In all probability, in less than 36 hours, the Supreme Court will either stamp its approval or throw out Board of Control for Cricket in India's (BCCI) Sunday morning AGM amendments to the much-argued Lodha reforms. The Court is expected to hear BCCI's case in the ongoing week.
Board members say that the clause all rules and regulations amended have to be vetted by the Court is not there in Lodha reforms and that it was added by the Committee of Administrators.
The Board's stand is that it has 38 affiliated units, each with its own set of issues. Every time one of them needs to tweak a rule out of emerging contingencies they would have to approach the Court, as per the CoA mandated clause. This is impractical, they believe.
There are tens of thousands of organisations in India operating under Society's Act.

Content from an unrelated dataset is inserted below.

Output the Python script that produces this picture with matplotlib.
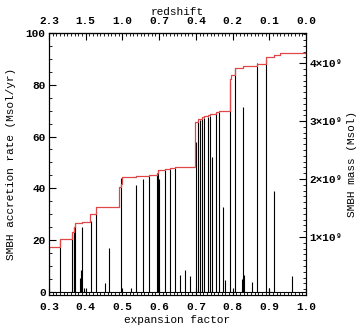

If they can tweak their rules and regulations as deemed fit by their general body it stands to reason that BCCI and its affiliated units too should be permitted to do the same, especially as they too are formed under similar act.
The mounting criticism that the current set of office-bearers want to return BCCI to old ways would hardly hold good, especially when seen in terms of perpetuity. There are clauses like term of office, cooling-off period, age bar, eligibility, as laid down by core Lodha reforms which could be set in stone and thus act as a firewall against 'return to old ways'.
If criticism is to be made against the current crop it should be for the attempt to apportion all powers to the president and secretary. The AGM leaving it to the duo to choose selectors, Cricket Advisory Committee, hand-holding of newly-formed NE associations and controlling CEO is deplorable and will lead to an unhealthy concentration of power and it is this that needs careful scrutiny.
Ganguly's observation that no ex-player wants to work on an honorary basis is real. But that does not mean the president and secretary can then take it on themselves to appoint a CAC or choose selectors, coach and others as they wish. That certainly would be a return to old ways when personal equations, likes and dislikes carried a lot more weight than anything else.
The arguments against cooling-off period have occupied so much time and effort, both in Court and outside and the same is now being carried on even after BCCI elections. Ganguly and Jay Shah, the secretary, certainly have a point. But whether the Court will see their continuation as a one-off or accept it as a norm remains to be seen.
The cooling-off clause, age bar and ineligibility of politicians and government servants are the core of Lodha Reforms. Tweaking them could make the reforms itself redundant.
It is good that the AGM has recommended the secretary to represent BCCI at the ICC Chief Executive meeting. In fact a charismatic negotiator like Ganguly should have gone for it. BCCI's expenditure has shot up by leaps and bounds these last three years and any further slash on its share by ICC will be a major blow.
The last three years have seen a tremendous outflow in expenditure owing to hefty salary hikes across the eco-system, increase in number of affiliated units and consequently teams taking part in BCCI tournaments.
Additionally, women's cricket too has been given a tremendous boost by Diana Edulji of CoA. Combined with India junior teams' overseas travel, camps, equipment, support staff, National Cricket Academy, etc BCCI's expenditure is at an all-time high. The Board needs a strong voice in ICC to get its due share of revenue and also to ensure that its revenues from ICC Test Championship and ICC ODI League are not encroached upon.
Verily the AGM should have discussed cricket too; like the need to urgently shut down some meaningless tournaments. The first to come to mind is the A,B,C,D tournament that replaced the old Duleep trophy format.
Sometimes they play it in some colour format of blue, green, etc. Nobody cares who won or lost this tournament. It simply increases wear and tear on grounds, costs plenty of money and consumes valuable dates in the season.
Even the Irani Trophy must go. It was necessary in the past as there were not enough matches for promising first class players. Not any longer.
Maybe the AGM, with all units present, should have discussed ways and means to introduce pink ball cricket at least into knock-out matches of Ranji Trophy, if indeed pink ball is the way forward for Test cricket.
These cricketing issues could have been dealt with in the AGM. But the entire focus was on building consensus for amendments subject to SC approval. Of course there was also real danger in concentrating all powers in the president and secretary. But that's another story.